_Records provided:_

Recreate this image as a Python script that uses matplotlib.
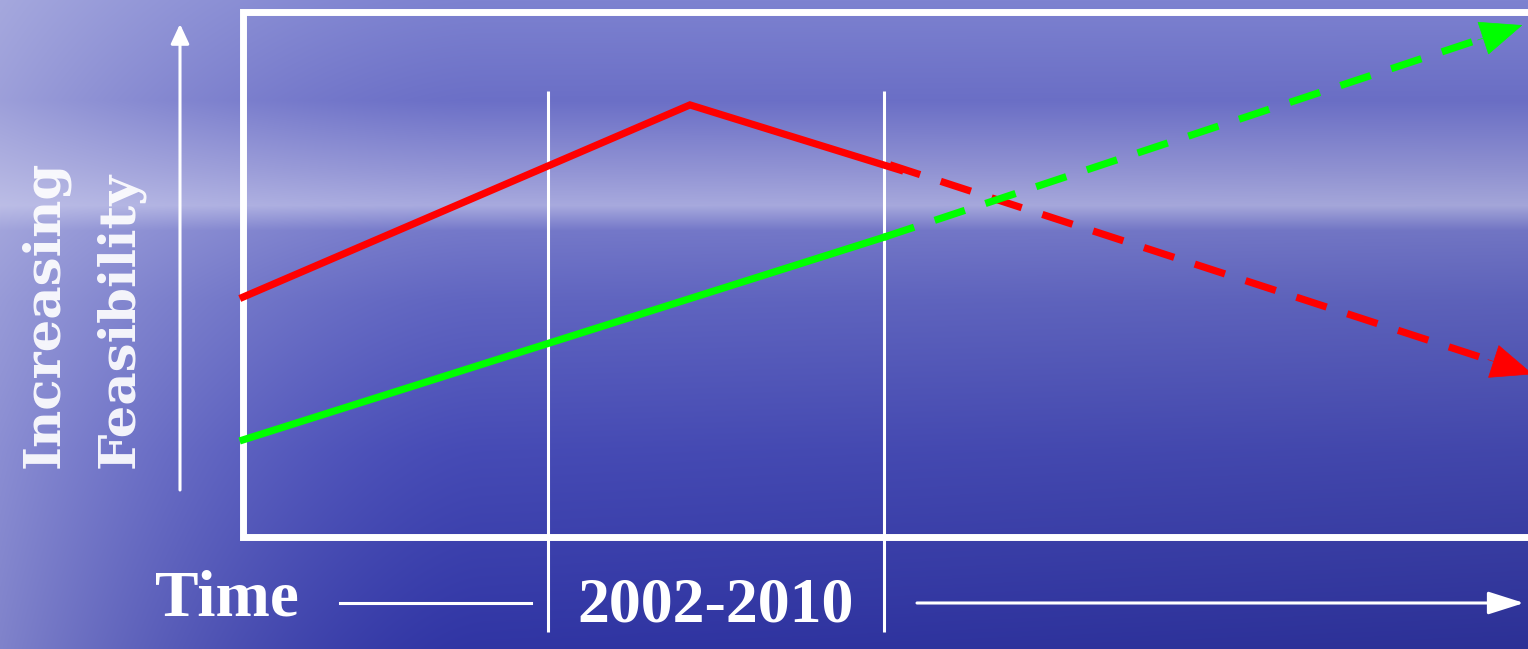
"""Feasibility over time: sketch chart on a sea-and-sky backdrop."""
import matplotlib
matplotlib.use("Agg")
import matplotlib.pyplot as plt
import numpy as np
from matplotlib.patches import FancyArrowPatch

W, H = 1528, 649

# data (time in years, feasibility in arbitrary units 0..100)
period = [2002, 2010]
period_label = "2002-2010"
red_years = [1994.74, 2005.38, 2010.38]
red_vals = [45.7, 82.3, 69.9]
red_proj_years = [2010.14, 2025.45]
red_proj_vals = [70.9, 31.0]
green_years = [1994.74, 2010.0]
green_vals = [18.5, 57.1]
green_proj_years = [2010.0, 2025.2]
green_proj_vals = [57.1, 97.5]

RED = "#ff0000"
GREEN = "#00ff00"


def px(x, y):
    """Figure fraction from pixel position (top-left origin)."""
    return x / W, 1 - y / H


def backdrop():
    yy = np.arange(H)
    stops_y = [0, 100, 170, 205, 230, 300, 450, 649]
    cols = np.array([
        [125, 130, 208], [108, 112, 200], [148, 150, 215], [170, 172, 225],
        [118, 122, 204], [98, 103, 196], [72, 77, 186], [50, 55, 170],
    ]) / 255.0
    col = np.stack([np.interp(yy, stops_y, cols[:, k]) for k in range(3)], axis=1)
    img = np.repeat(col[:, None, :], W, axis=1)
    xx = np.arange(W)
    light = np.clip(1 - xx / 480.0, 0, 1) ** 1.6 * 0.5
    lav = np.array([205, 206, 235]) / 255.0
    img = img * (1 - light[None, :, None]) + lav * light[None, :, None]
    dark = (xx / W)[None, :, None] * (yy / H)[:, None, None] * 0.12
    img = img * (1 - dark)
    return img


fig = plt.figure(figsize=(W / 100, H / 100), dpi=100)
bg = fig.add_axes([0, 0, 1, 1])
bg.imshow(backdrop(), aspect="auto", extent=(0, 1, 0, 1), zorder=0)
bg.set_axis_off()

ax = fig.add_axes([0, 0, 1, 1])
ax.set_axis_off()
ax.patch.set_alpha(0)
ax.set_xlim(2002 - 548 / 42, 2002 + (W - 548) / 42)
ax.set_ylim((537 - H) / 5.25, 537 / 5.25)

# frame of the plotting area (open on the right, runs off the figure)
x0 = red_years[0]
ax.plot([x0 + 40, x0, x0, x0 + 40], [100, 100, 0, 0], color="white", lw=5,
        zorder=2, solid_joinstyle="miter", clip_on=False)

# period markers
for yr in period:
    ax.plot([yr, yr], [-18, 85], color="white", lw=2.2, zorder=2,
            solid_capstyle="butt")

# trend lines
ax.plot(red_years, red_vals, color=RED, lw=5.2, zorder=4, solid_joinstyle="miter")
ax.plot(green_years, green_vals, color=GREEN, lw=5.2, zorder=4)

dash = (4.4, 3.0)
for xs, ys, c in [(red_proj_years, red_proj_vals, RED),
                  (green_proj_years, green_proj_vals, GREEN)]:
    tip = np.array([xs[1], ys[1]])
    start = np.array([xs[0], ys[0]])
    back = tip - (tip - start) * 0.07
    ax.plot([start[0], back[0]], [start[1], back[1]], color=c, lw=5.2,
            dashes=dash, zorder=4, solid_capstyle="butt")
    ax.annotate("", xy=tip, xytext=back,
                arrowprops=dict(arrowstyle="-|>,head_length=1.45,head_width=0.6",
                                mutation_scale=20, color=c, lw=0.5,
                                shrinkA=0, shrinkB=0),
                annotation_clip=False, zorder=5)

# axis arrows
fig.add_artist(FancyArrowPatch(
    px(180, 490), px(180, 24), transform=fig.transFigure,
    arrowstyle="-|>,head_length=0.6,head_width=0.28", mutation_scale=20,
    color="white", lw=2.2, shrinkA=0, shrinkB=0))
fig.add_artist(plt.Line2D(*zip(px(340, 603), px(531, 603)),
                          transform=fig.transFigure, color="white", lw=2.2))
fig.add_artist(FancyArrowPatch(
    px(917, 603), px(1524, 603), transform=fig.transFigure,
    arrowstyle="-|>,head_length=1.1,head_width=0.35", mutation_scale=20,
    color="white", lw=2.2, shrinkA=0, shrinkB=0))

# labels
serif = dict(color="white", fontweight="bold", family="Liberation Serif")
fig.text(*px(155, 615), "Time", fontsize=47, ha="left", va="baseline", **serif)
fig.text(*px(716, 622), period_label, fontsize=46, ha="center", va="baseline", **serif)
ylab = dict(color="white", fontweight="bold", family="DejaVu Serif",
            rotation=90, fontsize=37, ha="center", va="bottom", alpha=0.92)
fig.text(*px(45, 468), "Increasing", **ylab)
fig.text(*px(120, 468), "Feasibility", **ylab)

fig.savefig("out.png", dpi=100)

--

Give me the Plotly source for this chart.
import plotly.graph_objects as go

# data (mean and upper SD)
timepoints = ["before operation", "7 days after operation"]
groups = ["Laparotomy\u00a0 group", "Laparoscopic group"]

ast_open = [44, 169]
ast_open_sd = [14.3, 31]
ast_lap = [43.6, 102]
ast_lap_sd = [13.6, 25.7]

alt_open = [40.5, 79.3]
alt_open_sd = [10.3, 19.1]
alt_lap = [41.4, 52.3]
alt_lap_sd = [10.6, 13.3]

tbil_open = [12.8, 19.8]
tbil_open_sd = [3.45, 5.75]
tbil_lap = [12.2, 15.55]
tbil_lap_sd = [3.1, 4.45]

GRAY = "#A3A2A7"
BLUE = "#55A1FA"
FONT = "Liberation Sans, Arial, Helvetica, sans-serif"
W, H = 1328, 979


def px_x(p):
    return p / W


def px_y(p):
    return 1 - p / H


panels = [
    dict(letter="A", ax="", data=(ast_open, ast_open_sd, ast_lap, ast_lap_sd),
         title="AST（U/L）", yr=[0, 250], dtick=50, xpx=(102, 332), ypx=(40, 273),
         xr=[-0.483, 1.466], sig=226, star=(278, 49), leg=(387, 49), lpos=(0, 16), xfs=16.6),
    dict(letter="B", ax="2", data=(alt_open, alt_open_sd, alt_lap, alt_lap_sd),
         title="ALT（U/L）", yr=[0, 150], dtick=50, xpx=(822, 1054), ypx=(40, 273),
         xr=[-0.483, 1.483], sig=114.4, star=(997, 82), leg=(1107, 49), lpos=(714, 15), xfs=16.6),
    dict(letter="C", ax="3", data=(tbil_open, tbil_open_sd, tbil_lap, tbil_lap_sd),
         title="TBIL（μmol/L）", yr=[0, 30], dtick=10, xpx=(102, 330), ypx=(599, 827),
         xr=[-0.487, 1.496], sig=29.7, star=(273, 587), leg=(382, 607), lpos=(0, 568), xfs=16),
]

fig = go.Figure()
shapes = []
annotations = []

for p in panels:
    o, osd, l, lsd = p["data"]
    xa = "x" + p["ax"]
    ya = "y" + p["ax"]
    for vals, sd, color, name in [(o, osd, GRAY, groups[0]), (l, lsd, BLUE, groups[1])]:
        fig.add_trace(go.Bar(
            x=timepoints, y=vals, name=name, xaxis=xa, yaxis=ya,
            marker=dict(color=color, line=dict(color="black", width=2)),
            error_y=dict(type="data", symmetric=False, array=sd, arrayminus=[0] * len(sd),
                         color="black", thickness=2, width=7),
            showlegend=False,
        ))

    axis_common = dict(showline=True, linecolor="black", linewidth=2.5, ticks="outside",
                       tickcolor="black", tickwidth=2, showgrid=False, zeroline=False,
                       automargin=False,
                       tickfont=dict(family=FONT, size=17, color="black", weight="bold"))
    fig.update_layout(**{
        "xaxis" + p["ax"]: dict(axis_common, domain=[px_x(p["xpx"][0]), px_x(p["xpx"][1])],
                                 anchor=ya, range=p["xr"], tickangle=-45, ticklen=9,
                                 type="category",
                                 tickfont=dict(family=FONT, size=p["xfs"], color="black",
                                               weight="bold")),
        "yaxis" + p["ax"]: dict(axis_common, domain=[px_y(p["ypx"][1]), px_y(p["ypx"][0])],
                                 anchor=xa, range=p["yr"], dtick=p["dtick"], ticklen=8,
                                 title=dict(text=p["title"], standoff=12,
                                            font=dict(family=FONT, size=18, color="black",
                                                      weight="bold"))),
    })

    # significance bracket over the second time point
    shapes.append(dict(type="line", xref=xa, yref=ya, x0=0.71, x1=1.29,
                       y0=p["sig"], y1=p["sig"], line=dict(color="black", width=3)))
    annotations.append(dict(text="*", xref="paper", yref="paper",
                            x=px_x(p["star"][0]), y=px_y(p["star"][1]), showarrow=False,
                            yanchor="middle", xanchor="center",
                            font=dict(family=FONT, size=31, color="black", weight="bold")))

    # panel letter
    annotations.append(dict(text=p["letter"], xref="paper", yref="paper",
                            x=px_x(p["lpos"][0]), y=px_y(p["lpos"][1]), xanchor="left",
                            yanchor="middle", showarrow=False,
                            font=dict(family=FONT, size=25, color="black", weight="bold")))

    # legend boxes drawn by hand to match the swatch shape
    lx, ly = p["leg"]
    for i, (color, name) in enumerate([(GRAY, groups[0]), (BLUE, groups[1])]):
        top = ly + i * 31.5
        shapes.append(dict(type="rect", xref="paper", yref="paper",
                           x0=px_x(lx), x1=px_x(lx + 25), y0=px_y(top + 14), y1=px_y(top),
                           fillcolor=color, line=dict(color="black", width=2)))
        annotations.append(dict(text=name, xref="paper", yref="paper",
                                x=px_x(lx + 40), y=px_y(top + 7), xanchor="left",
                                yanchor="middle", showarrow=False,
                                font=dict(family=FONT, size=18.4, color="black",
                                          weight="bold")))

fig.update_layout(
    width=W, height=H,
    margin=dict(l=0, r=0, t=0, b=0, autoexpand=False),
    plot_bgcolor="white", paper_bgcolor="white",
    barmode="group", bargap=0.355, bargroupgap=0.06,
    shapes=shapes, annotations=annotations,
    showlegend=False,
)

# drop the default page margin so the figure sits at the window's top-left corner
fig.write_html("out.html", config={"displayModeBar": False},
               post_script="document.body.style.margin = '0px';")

_Given exercise:_
Which lines in the data above contain "matplotlib"? Show each one.

_Result:_
Recreate this image as a Python script that uses matplotlib.
import matplotlib
matplotlib.use("Agg")
import matplotlib.pyplot as plt
from matplotlib.patches import FancyArrowPatch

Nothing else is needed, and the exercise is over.